The reason Mahaska holds the loans is simple: It makes more money servicing them itself. At the end of the third quarter, Mahaska's loan pool investments totaled $57.8 million and the yield on the assets was 11.72% - more than it makes on the loans it originates or on its investment portfolio.
Mr. Howard said loan pools are his most important business, and the company's third-quarter results support that assertion. Mahaska charged off $610,000 in loans from its now-defunct commercial financing venture in the three months but stayed in the black because it made $1.7 million from loan pool investments.
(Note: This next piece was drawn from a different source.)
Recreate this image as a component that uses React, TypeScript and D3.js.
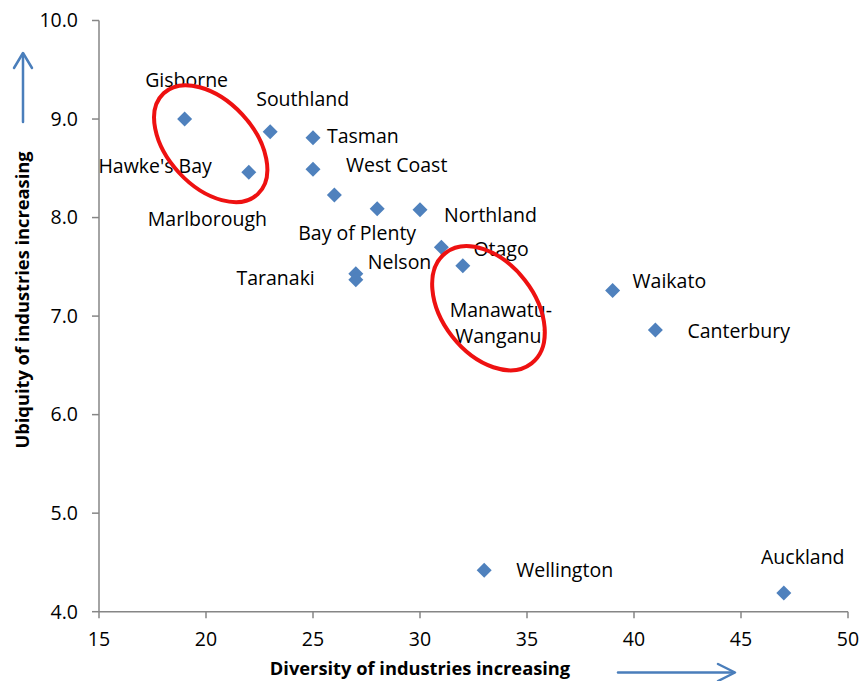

Mahaska attributes its high yield to the discounted price pays when it acquires the nonperforming loans. Once it assumes a loan, it tries to collect the full amount from the borrower and reap a generous spread.
"The key is to buy the asset correctly and collect as much of its face value as possible," Mr. Howard said. "This is not a hit-and-run thing. Our stated goal has always been to collect 100 cents on the dollar."
David A. Meinert, Mahaska's executive vice president and chief financial officer, said most of the loans the company buys are for one-to-four-family housing and small commercial real estate. The company focuses its loan-pool activity in the Northeast, South, and Midwest but owns properties throughout the country, Mr. Meinert said.
Mahaska obtains its loan pools from other banks and from the FDIC, both of which sell them to the highest bidder. This year it has lost more bids than it has won, but Mr. Meinert said the company refuses to enter into bidding wars with the finance companies, which are generally its competitors.
That policy has served Mahaska well. The company has never lost money on one of its loan pool investments, and Mr. Meinert said the proceeds from the pools have helped it found two banks - one in 1994 and one in 1997 - and buy Midwest Bancshares, the holding company for the Midwest Federal Savings and Loan Association of Eastern Iowa, in 1999. Mahaska State Bank, the holding company's flagship subsidiary, dates back to 1883, and the holding company was created in 1994.
"We've been able to expand because this investment opportunity was there," Mr. Meinert said. "It has lessened our reliance on the local economy and spread out some of our risk."
Mahaska's loan-pool cash has come in handy over the past 18 months, when the company struggled to get over the commercial financing flop, On-Site Financial Services Inc. It created the unit in 1995 to lend to small businesses unable to qualify for conventional loans, and Mr. Howard now admits it was a mistake.
"We were not cut out to do that type of lending," he said.
The subsidiary ran into trouble almost from the start. Mahaska charged off just $42,000 in 1995, but by 1998 chargeoffs had risen to $817,000, with $343,000 attributable to On-Site.
Mahaska shut On-Site down in May 1999, at the same time boosting loan-loss reserves by 74% - to $3.3 million - to cover the avalanche of bad loans. Since its nadir in the second quarter of 1999, Mahaska has charged off loans totaling nearly $2.7 million.
Brad Ness, an analyst at Howe Barnes Investments Inc. in Chicago, rates Mahaska's stock as "hold" but said its rating could improve now that the company has either sold or charged off most of its commercial lending portfolio.
"I'm optimistic things are trending upward," Mr. Ness said. "To their credit, they realized commercial credit wasn't working and they got out."
Mr. Ness also does not expect Mahaska to draw much interest as an acquisition target. Though a wave a consolidation has left Mahaska as one of the largest publicly traded banks in Iowa, its reliance on loan pools has "probably scared away some potential buyers."
"Loan pools are not your traditional assets," he said. "I don't know of any other banks that invest in distressed assets."